I am trying to read this url into R as a JSON: https://comtrade.un.org/Data/cache/reporterAreas.json
I see that there is additional content at the top of the file, wrapping the content I am after. A sample of the file looks as follows:
{
"more": false,
"results": [
{
"id": "all",
"text": "All"
},
{
"id": "4",
"text": "Afghanistan"
},
{
"id": "8",
"text": "Albania"
}
]
}
Trying to read using:
x <- GET(url)
fromJSON(rawToChar(x$content))
doesn't work throwing error: unexpected character '<ef>'. I assume this is seeing the [.
I also tried download.file(url, file), calling fromJSON(file), but that threw the error unexpected character 'r', which I am guessing is from "results"
I assume this is just some header formatting for the JSON (apologies, I don't do much with JSON files), and there is am option for dealing with it either via GET() or fromJSON(), but I can't see anything in the docs. None of the examples that i have seen describing how to pull JSON from url have this format.

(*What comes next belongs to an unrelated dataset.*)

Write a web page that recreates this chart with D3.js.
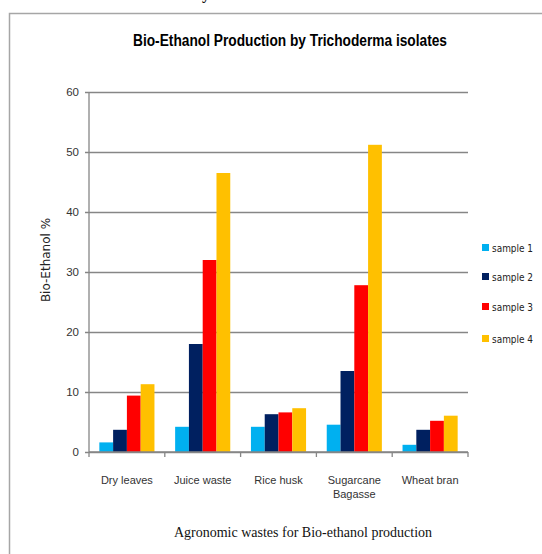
<!DOCTYPE html>
<html>
<head>
<meta charset="utf-8">
<script src="https://cdn.jsdelivr.net/npm/d3@7"></script>
<style>
  html, body { margin: 0; padding: 0; background: #fff; }
  svg { display: block; }
</style>
</head>
<body>
<svg id="chart" width="542" height="554"></svg>
<script>
// Agronomic waste substrates and bio-ethanol yield (%) for four Trichoderma samples
const categories = ["Dry leaves", "Juice waste", "Rice husk", "Sugarcane Bagasse", "Wheat bran"];
const seriesNames = ["sample 1", "sample 2", "sample 3", "sample 4"];
const sample1 = [1.6, 4.2, 4.2, 4.55, 1.2];
const sample2 = [3.7, 18.0, 6.3, 13.5, 3.7];
const sample3 = [9.4, 32.0, 6.6, 27.8, 5.2];
const sample4 = [11.3, 46.5, 7.3, 51.2, 6.05];
const seriesColors = ["#00b0f0", "#002060", "#ff0000", "#ffc000"];
const yTicks = [0, 10, 20, 30, 40, 50, 60];

const seriesValues = [sample1, sample2, sample3, sample4];
const rows = categories.map((c, i) => ({
  category: c,
  values: seriesNames.map((s, j) => ({ series: s, value: seriesValues[j][i] }))
}));

const svg = d3.select("#chart");
const plot = { left: 89, right: 468, top: 92, bottom: 452 };
const axisGray = "#868686";

// outer frame of the chart area
svg.append("path")
  .attr("d", "M9.5,560 L9.5,13.5 L542,13.5")
  .attr("fill", "none")
  .attr("stroke", "#a6a6a6")
  .attr("stroke-width", 1.5);

// descender of the line of text above the frame
svg.append("text")
  .attr("x", 202).attr("y", -1)
  .attr("font-family", "Liberation Serif, serif")
  .attr("font-weight", "bold")
  .attr("font-size", 16)
  .attr("fill", "#111")
  .text("y");

const x0 = d3.scaleBand().domain(categories).range([plot.left, plot.right]).paddingInner(0).paddingOuter(0);
const x1 = d3.scaleBand().domain(seriesNames).range([0, x0.bandwidth()]).paddingInner(0).paddingOuter(0.75);
const y = d3.scaleLinear().domain([0, 60]).range([plot.bottom, plot.top]);
const color = d3.scaleOrdinal().domain(seriesNames).range(seriesColors);

// horizontal gridlines with short left ticks
const yAxis = d3.axisLeft(y).tickValues(yTicks).tickSize(-(plot.right - plot.left)).tickSizeOuter(0).tickPadding(10);
const gy = svg.append("g").attr("transform", `translate(${plot.left},0)`).call(yAxis);
gy.select(".domain").remove();
gy.selectAll(".tick line")
  .attr("x1", -4)
  .attr("stroke", axisGray)
  .attr("stroke-width", 1.3);
gy.selectAll(".tick text")
  .attr("font-family", "Liberation Sans, sans-serif")
  .attr("font-size", 11.5)
  .attr("fill", "#333");

// bars
svg.append("g").selectAll("g")
  .data(rows)
  .join("g")
  .attr("transform", d => `translate(${x0(d.category)},0)`)
  .selectAll("rect")
  .data(d => d.values)
  .join("rect")
  .attr("x", d => x1(d.series))
  .attr("width", x1.bandwidth())
  .attr("y", d => y(d.value))
  .attr("height", d => y(0) - y(d.value))
  .attr("fill", d => color(d.series));

// vertical axis line
svg.append("line")
  .attr("x1", plot.left).attr("x2", plot.left)
  .attr("y1", plot.top).attr("y2", plot.bottom)
  .attr("stroke", axisGray).attr("stroke-width", 1.3);

// category axis with ticks at band boundaries
svg.append("line")
  .attr("x1", plot.left).attr("x2", plot.right)
  .attr("y1", plot.bottom).attr("y2", plot.bottom)
  .attr("stroke", axisGray).attr("stroke-width", 1.3);
const boundaries = categories.map(c => x0(c)).concat([plot.right]);
svg.append("g").selectAll("line")
  .data(boundaries)
  .join("line")
  .attr("x1", d => d).attr("x2", d => d)
  .attr("y1", plot.bottom).attr("y2", plot.bottom + 5)
  .attr("stroke", axisGray).attr("stroke-width", 1.3);

// category labels (long names wrap onto two lines)
const catLabels = svg.append("g").selectAll("text")
  .data(categories)
  .join("text")
  .attr("x", d => x0(d) + x0.bandwidth() / 2)
  .attr("y", 484)
  .attr("text-anchor", "middle")
  .attr("font-family", "Liberation Sans, sans-serif")
  .attr("font-size", 11)
  .attr("fill", "#333");
catLabels.each(function (d) {
  const words = d === "Sugarcane Bagasse" ? ["Sugarcane", "Bagasse"] : [d];
  const t = d3.select(this);
  words.forEach((w, i) => {
    t.append("tspan")
      .attr("x", x0(d) + x0.bandwidth() / 2)
      .attr("dy", i === 0 ? 0 : 14)
      .text(w);
  });
});

// title
svg.append("text")
  .attr("x", 290).attr("y", 46)
  .attr("text-anchor", "middle")
  .attr("font-family", "Liberation Sans, sans-serif")
  .attr("font-weight", "bold")
  .attr("font-size", 16)
  .attr("textLength", 314)
  .attr("lengthAdjust", "spacingAndGlyphs")
  .attr("fill", "#000")
  .text("Bio-Ethanol Production by Trichoderma isolates");

// y-axis title
svg.append("text")
  .attr("transform", "translate(50,260) rotate(-90)")
  .attr("text-anchor", "middle")
  .attr("font-family", "DejaVu Sans, Verdana, sans-serif")
  .attr("font-size", 12)
  .attr("fill", "#222")
  .text("Bio-Ethanol  %");

// x-axis title
svg.append("text")
  .attr("x", 303).attr("y", 537)
  .attr("text-anchor", "middle")
  .attr("font-family", "Liberation Serif, Times New Roman, serif")
  .attr("font-size", 14)
  .attr("fill", "#111")
  .text("Agronomic wastes for Bio-ethanol production");

// legend
const legendY = [248, 277, 307, 339];
const legend = svg.append("g").selectAll("g")
  .data(seriesNames)
  .join("g")
  .attr("transform", (d, i) => `translate(482,${legendY[i]})`);
legend.append("rect")
  .attr("x", 0).attr("y", -4)
  .attr("width", 7).attr("height", 7)
  .attr("fill", d => color(d));
legend.append("text")
  .attr("x", 10).attr("y", 4)
  .attr("font-family", "DejaVu Sans, Verdana, sans-serif")
  .attr("font-size", 11)
  .attr("textLength", 41)
  .attr("lengthAdjust", "spacingAndGlyphs")
  .attr("fill", "#222")
  .text(d => d);
</script>
</body>
</html>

When I call class(rawToChar(x$content)) it shows as a chr vector, so I could clean that eliminating the {"more": false,"results": [ and ]}, but that seems wonky for what looks like a standard format.

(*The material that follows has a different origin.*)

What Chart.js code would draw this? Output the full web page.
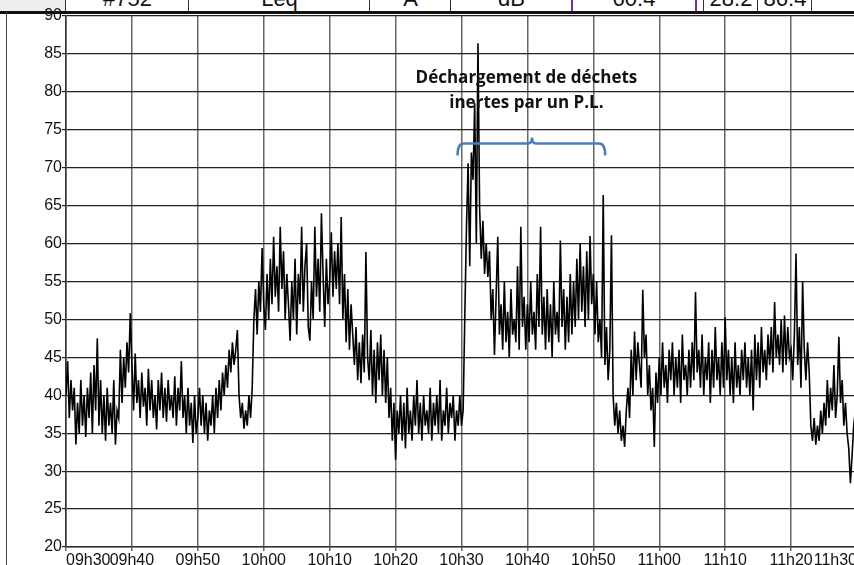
<!DOCTYPE html>
<html>
<head>
<meta charset="utf-8">
<script src="https://cdn.jsdelivr.net/npm/chart.js@4.4.0/dist/chart.umd.min.js"></script>
<style>
  html, body { margin: 0; padding: 0; background: #fff; overflow: hidden; }
  #wrap { position: relative; width: 854px; height: 565px; overflow: hidden; background: #fff; }
  #head { position: absolute; left: 0; top: 0; width: 854px; height: 12px; overflow: hidden; }
  .cell { position: absolute; top: 0; height: 12px; overflow: hidden; border-left: 1px solid #333;
          text-align: center; font: 22px "Liberation Sans", Arial, sans-serif; color: #111; }
  .cell span { position: absolute; left: 0; right: 0; top: -11px; line-height: 20px; }
  #bar { position: absolute; left: 0; top: 11px; width: 854px; height: 3px; background: #111; }
  #frame { position: absolute; left: 6px; top: 12px; width: 1px; height: 560px; background: #444; }
  canvas { position: absolute; left: 0; top: 0; }
</style>
</head>
<body>
<div id="wrap">
  <div id="head">
    <div class="cell" style="left:0;width:65px;background:#eee;border-left:none"></div>
    <div class="cell" style="left:65px;width:123px"><span>#752</span></div>
    <div class="cell" style="left:188px;width:181px"><span>Leq</span></div>
    <div class="cell" style="left:369px;width:81px"><span>A</span></div>
    <div class="cell" style="left:450px;width:121px"><span>dB</span></div>
    <div class="cell" style="left:571px;width:122px;border:2px solid #7030a0;border-top:none"><span>60.4</span></div>
    <div class="cell" style="left:703px;width:54px"><span>28.2</span></div>
    <div class="cell" style="left:757px;width:54px"><span>86.4</span></div>
    <div class="cell" style="left:811px;width:43px"></div>
  </div>
  <canvas id="c" width="880" height="565"></canvas>
  <div id="bar"></div>
  <div id="frame"></div>
</div>
<script>
// sound level (dB(A)), one reading every 15 s, starting 09h30
const STEP_MIN = 0.25;
const seg0930 = [40, 44.5, 37, 42, 38, 41, 33.5, 39, 35, 42, 36, 40, 34.5, 41, 37, 43, 35, 44, 38, 47.5,
                 36, 42, 35, 40, 34, 41, 36, 39, 35, 42, 33.5, 38, 37, 46, 39, 45, 41, 47, 43, 50.8];
const seg0940 = [44, 38, 45.5, 39, 42, 37, 43, 38.5, 41, 36, 43.5, 38, 42, 37, 40, 35.5, 42, 38, 43, 37,
                 41, 36.5, 42, 38, 40, 37, 42.5, 36, 41, 38, 44.5, 37, 40, 35, 41, 36, 39, 33.7, 40, 35];
const seg0950 = [37, 41, 36, 40, 35, 39, 34, 38, 36, 40, 35, 41, 37, 42, 38, 43, 40, 44, 41, 46,
                 43, 47, 44, 46, 48.6, 40, 37, 39, 35.6, 38, 36, 40, 37, 41, 50, 54, 48, 55, 51, 59.4];
const seg1000 = [52, 48.6, 56, 50, 58, 52, 60.9, 53, 57, 51, 62.2, 54, 59, 50, 56, 52, 47.2, 55, 50, 58,
                 48, 56, 52, 62.2, 51, 57, 60, 49, 47.2, 55, 50, 62.2, 53, 58, 51, 64, 56, 49, 58, 52];
const seg1010 = [55, 61.5, 53, 59, 54, 60, 52, 63.5, 50, 56, 47, 54, 46, 52, 48, 44, 49, 42, 47, 41.6,
                 48, 43, 58.9, 45, 42, 48.6, 40, 46, 39, 47, 42, 48, 40, 46, 39, 45, 37, 41, 34, 39];
const seg1020 = [31.5, 38, 35, 40, 34, 39, 33, 41, 35, 38, 34, 40, 36, 42, 35, 39, 34, 40, 36, 38,
                 35, 41, 34, 39, 36, 40, 35, 42, 34, 38, 36, 41, 35, 39, 37, 40, 34, 38, 36, 40];
const seg1030 = [36, 38, 50.3, 62, 70.6, 57, 72, 68.4, 78.5, 60, 86.4, 64.6, 58, 63, 56, 60, 55.6, 59, 50, 54,
                 45.3, 53, 60.9, 48, 52, 46, 55, 47, 51, 45, 54, 48, 50, 47, 57, 46, 62.2, 49, 53, 46];
const seg1040 = [52, 47, 55, 48, 51, 46, 56, 49, 62.2, 48, 53, 46, 54, 47, 52, 45, 55, 48, 51, 47,
                 60.4, 49, 54, 46, 53, 47, 56, 48, 55, 49, 58, 50, 60, 51, 57, 49, 59, 50, 61, 52];
const seg1050 = [56, 48, 55, 47, 50, 45, 66.4, 44, 49, 42, 46, 61.1, 40, 36, 39, 35, 38, 34, 36, 33.2,
                 38, 41, 37, 46, 40, 48.4, 42, 47, 44, 41, 53.9, 45, 48, 40, 44, 38, 41, 33.2, 43, 39];
const seg1100 = [45, 40, 47, 41, 44, 39, 46, 42, 47, 40, 45, 41, 46, 39, 48, 42, 44, 40, 46, 41,
                 47, 42, 53.6, 43, 46, 41, 48, 40, 45, 42, 47, 39, 46, 41, 49, 42, 45, 40, 47, 41];
const seg1110 = [50.3, 42, 46, 40, 45, 39, 47, 41, 44, 40, 46, 42, 47, 41, 45, 40, 46, 38, 48, 42,
                 47, 41, 49, 43, 46, 42, 48, 44, 49, 43, 52.3, 45, 48, 44, 50, 43, 50.5, 44, 49, 45];
const seg1120 = [46, 42, 48, 58.7, 44, 49, 41, 55, 46, 42, 47, 43, 36, 34, 37, 33.5, 36, 34, 38, 35,
                 39, 36, 42, 37, 41, 38, 44, 37, 40, 47.7, 39, 42, 36, 39, 35, 33, 28.4, 32, 36, 38, 37];

const xTickMinutes = [0, 10, 20, 30, 40, 50, 60, 70, 80, 90, 100, 110, 120];
const xTickLabels = ["09h30", "09h40", "09h50", "10h00", "10h10", "10h20", "10h30",
                     "10h40", "10h50", "11h00", "11h10", "11h20", "11h30"];
const yTicks = [20, 25, 30, 35, 40, 45, 50, 55, 60, 65, 70, 75, 80, 85, 90];

const noteLines = ["Déchargement de déchets", "inertes par un P.L."];
const noteFrom = 59.4, noteTo = 81.8, noteMid = 70.7, noteLevel = 73.2;

const levels = [].concat(seg0930, seg0940, seg0950, seg1000, seg1010, seg1020,
                         seg1030, seg1040, seg1050, seg1100, seg1110, seg1120);
const points = levels.map((v, i) => ({ x: i * STEP_MIN, y: v }));

const note = {
  id: "note",
  afterDatasetsDraw(chart) {
    const { ctx, scales: { x, y } } = chart;
    const x1 = x.getPixelForValue(noteFrom), x2 = x.getPixelForValue(noteTo);
    const xm = x.getPixelForValue(noteMid), yb = y.getPixelForValue(noteLevel);
    ctx.save();
    ctx.strokeStyle = "#4a7ebb";
    ctx.lineWidth = 2.5;
    ctx.beginPath();
    ctx.moveTo(x1, yb + 12);
    ctx.quadraticCurveTo(x1, yb, x1 + 6, yb);
    ctx.lineTo(xm - 4, yb);
    ctx.quadraticCurveTo(xm, yb, xm, yb - 6);
    ctx.quadraticCurveTo(xm, yb, xm + 4, yb);
    ctx.lineTo(x2 - 6, yb);
    ctx.quadraticCurveTo(x2, yb, x2, yb + 12);
    ctx.stroke();
    ctx.fillStyle = "#111";
    ctx.font = "bold 17px 'Open Sans', sans-serif";
    ctx.textAlign = "center";
    ctx.textBaseline = "alphabetic";
    const cx = x.getPixelForValue(70) - 1;
    ctx.fillText(noteLines[0], cx, 83);
    ctx.fillText(noteLines[1], cx, 108);
    ctx.restore();
  }
};

new Chart(document.getElementById("c"), {
  type: "line",
  data: {
    datasets: [{
      data: points,
      borderColor: "#000",
      borderWidth: 1.6,
      pointRadius: 0,
      tension: 0,
      fill: false
    }]
  },
  options: {
    responsive: false,
    animation: false,
    devicePixelRatio: 1,
    layout: { padding: { top: 16, right: 23, left: 0, bottom: 0 } },
    plugins: { legend: { display: false }, tooltip: { enabled: false } },
    scales: {
      x: {
        type: "linear",
        min: 0,
        max: 120,
        afterBuildTicks: (s) => { s.ticks = xTickMinutes.map((v) => ({ value: v })); },
        afterFit: (s) => { s.height = 18; },
        ticks: {
          callback: (v) => xTickLabels[xTickMinutes.indexOf(v)],
          align: "inner",
          autoSkip: false,
          maxRotation: 0,
          padding: 0,
          color: "#111",
          font: { family: "'Liberation Sans', Arial, sans-serif", size: 16 }
        },
        grid: { color: "#666", lineWidth: 1.5, tickLength: 4 },
        border: { color: "#333", width: 1.5 }
      },
      y: {
        min: 20,
        max: 90,
        afterBuildTicks: (s) => { s.ticks = yTicks.map((v) => ({ value: v })); },
        afterFit: (s) => { s.width = 66; },
        ticks: {
          padding: 0,
          color: "#111",
          font: { family: "'Liberation Sans', Arial, sans-serif", size: 16 }
        },
        grid: { color: "#222", lineWidth: 1.2, tickLength: 4 },
        border: { color: "#333", width: 1.5 }
      }
    }
  },
  plugins: [note]
});
</script>
</body>
</html>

If someone can show me how to import this correctly, i would welcome it. Also welcome a more useful question title which describes this issue more effectively.
CodePudding user response:
The <ef> character is the first byte of a byte-order mark translated to UTF-8. The other bytes are <bb><bf>.
When I download the file using download.file() and then decode it using jsonlite::read_json(), it gives a warning about the BOM, but appears to read the rest of the file without an error. You should try that.